Felicien David - 2 quartets

Late Romantic
Borislav Martinu - 6 quartets
Zygmunt Noskowski - 4 quartets (? not really remember..)

... I hope those under your radar still


----------



## TurnaboutVox

These are less well known string quartet cycles I have enjoyed (In addition to Hindemith, Bridge and Zemlinsky):

Max Reger (5)
Arthur Honegger (3)
Arnold Bax (3)
Pavel Haas (3)
Carl Neilsen (4/5)
Bohuslav Martinu (7)


----------



## Guest

jurianbai said:


> Borislav Martinu - 6 quartets


This man's life story was such a tragedy...he was always ever so slightly eclipsed by his cousin Bohuslav, who wrote 7 quartets.


----------



## jurianbai

arcaneholocaust said:


> This man's life story was such a tragedy...he was always ever so slightly eclipsed by his cousin Bohuslav, who wrote 7 quartets.


thanks for corrections. Bohuslav and 7 indeed.


----------



## Guest

Actually I googled "Borislav" on the off-chance there was just another Martinu out there. Seems like it's an acceptable variant or something since I got plenty of hits. But yeah, 7. Whatevs.


----------



## Itullian

Thank you everyone. A lot of great suggestions here.
I'll add a couple.
Maxwell-Davis and Robert Simpson.


----------



## RxCello

Luigi Cherubini! (of all people) Six of them, and a string quintet in E minor (with added cello) that I've not been able to find a recording of. I may just have to print out the parts from IMSLP and invite my string friends over to play it.


----------



## elgar's ghost

RxCello said:


> Luigi Cherubini! (of all people) Six of them, and a string quintet in E minor (with added cello) that I've not been able to find a recording of. I may just have to print out the parts from IMSLP and invite my string friends over to play it.


RxCello - see link below. Hope this helps.

http://ecx.images-amazon.com/images/I/61pjQe8bHKL._SY450_.jpg


----------



## Alypius

The 20 (or 21) string quartets of Vagn Holmboe are a recent discovery for me. Simply extraordinary.

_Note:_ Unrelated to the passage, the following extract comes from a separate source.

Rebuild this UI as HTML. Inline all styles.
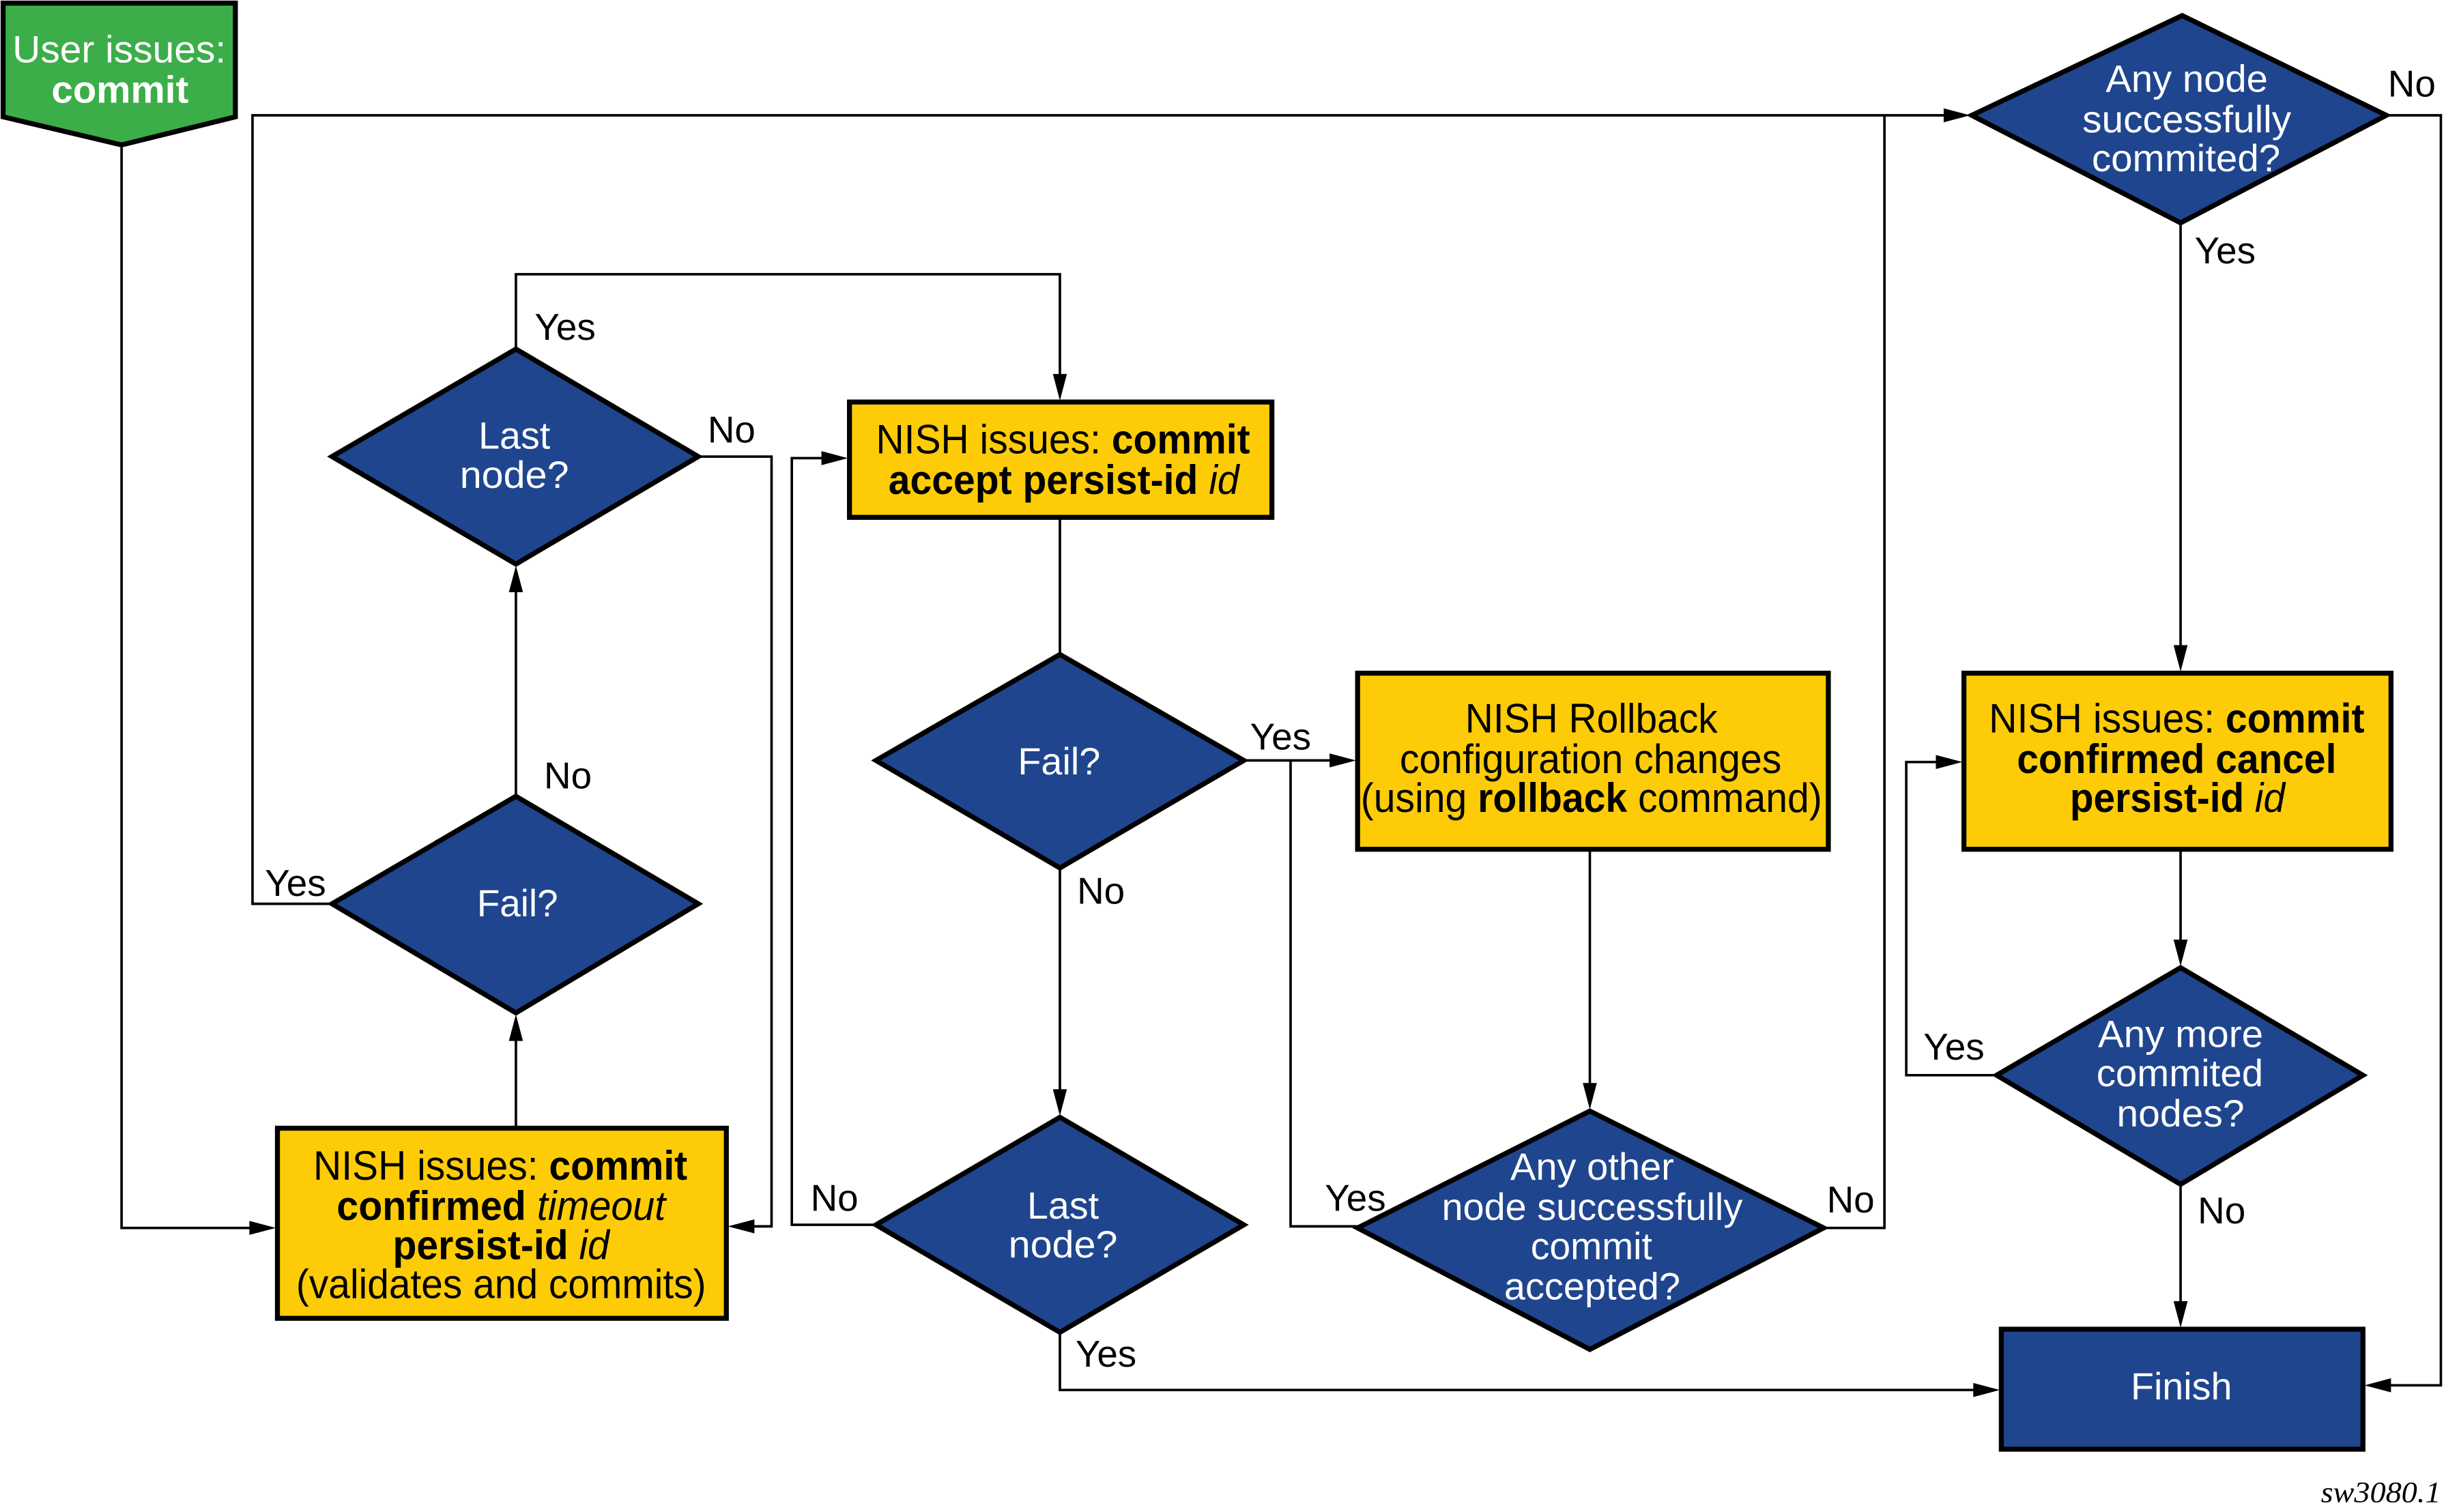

Someone earlier commended Kodaly's two quartets. A fine new performance by the Dante Quartet on Hyperion:


----------



## Alypius

I forgot to mention a couple of other discoveries over the last year: Joseph-Ermand Bonnal, who has two (performed by the Debussy Quartet in release from 2000). The CD is very hard to find, but downloads from Amazon or iTunes are very reasonably priced. These are very much in the style of the string quartets of Debussy and Ravel. So too are a fascinating pairing of Belgian composers, Godfried Devreese and Prosper van Eechaute, on recording entitled _In Flanders', Vol. 2_ (Phraedra, 1993). These can be heard on YouTube:


----------



## ptr

Some low-flyin' Russian Quartets:

*Vadim Salmanov* (6?)

*Boris Tischenko* (6)

*Boris Tchaikovsky* (6)

*Nikolai Miaskovsky* (13)

*Sergey Taneyev* (>12)

All of these are available from the St Petersburg based label "Northern Flowers" (I'm not associated, just a fan!)

/ptr


----------



## MagneticGhost

Edmund Rubbra - 4 string quartets (easily obtainable on Naxos)
Darius Milhaud - I've not heard all of his quartets yet - but the ones I have listened to have inspired me to seek out the rest. Great music. He's written quite a few, 18 I think.


----------



## revdrdave

ptr said:


> A few Swedish that I'm imprinted on:
> Hilding Rosenberg (12½)
> /ptr


Yes, I was scrolling to the end of the thread to add my suggestion--Hilding Rosenberg--but you beat me to it. I think Rosenberg's are among the most fascinating, least appreciated string quartets of the 20th century.


----------



## Alypius

Mieczyslaw Weinberg (1919-1996) has 17 quartets. The one I'm familiar with is #13. Over the last few years, the Danel Quartet has been steadily recording Weinberg's quartets and recently completed the cycle in 6 volumes. And these have received consistently excellent reviews. Well, I just stumbled across a notice on the website of their label (CPO) that says that they're going to box up the series. Here's the link:

http://www.jpc.de/jpcng/cpo/detail/-/art/Mieczyslaw-Weinberg-S%E4mtliche-Streichquartette/hnum/4079777


























I figured that that this might be of interest. Looks like it is now available.


----------



## Quartetfore

If you like mid to late 19th century music, then you ought to look into the String Quartets and Sextets of Eduard Franck. A student of Schumann and a friend of Mendelssohn, his music does have a trace of the Mendelssohn style. His Quartet op.49 is a very good work, and the String Sextets are I think outstanding.


----------



## PeterF

I have looked for "under the radar" string quartets for many years and have added many to my collection.
My interest lies primarily in the classical and romantic periods. I will put together a list of some I enjoy in a separate post.
Need to look over my collection to make certain I come up with a good list.


----------



## PeterF

Spent some time looking through my CD collection and discovered 46 composers of string quartets that would seem to qualify as "under the radar". I have just one string quartet by some of them, but there are others on my list of 46 composers for whom I have multiple string quartets.
Unless someone requests that I list all 46 composers, perhaps just a few will serve as examples.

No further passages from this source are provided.